Crowd modelling and development of pedestrians load model

 

The unexpected horizontal vibrations induced by crowds in many footbridges (for instance the Solferino and the Millennium Bridges) highlight the still partial reliability of the design and analysis instruments that are at present available. The incidence of such phenomena on the serviceability state behaviour of footbridges is destined to increase as increasingly light and flexible structures are being conceived. In order to accurately model the crowd force and  predict the structural response, the pedestrians action can no longer be simply viewed as an imposed load, because interaction phenomena (e.g. synchronisation) takes place with the structure.

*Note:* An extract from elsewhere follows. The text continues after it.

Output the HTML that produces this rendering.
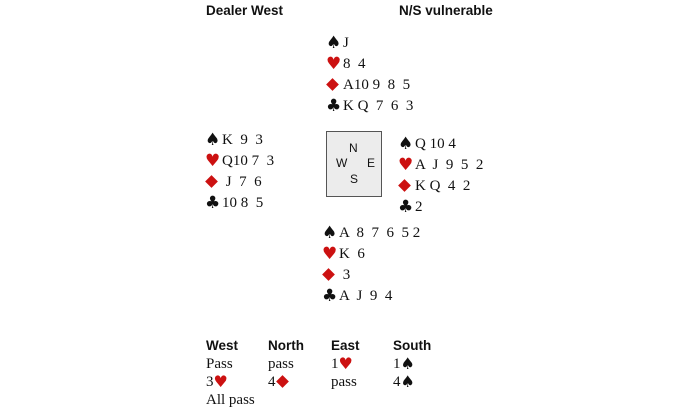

Hence, the crowd has been modelled as a dynamic system on the basis of a macroscopic description according to the hydrodynamic analogy, i.e. the crowd is compared to a compressible continuous fluid, whose dynamics is described by means of the mass conservation equation (I order model). The equation system is closed by a phenomenological relation, the so-called fundamental equation, that expresses the crowd velocity as a function of the crowd density, of the travel purpose, of the mean biometric characteristic of the pedestrians and of the bridge deck acceleration. The effect of the latter on the pedestrian density express the action of the structure motion on the crowd, while the action of the crowd on the structure takes place by means of the pedestrians added mass and their lateral force. The latter is modelled by means of a new approach, based on the assumption that the force exerted by a number of pedestrians walking along a portion of the bridge span is given by the sum of three components due to the synchronization between the pedestrians and the structure, to the synchronization among pedestrians and to uncorrelated pedestrians.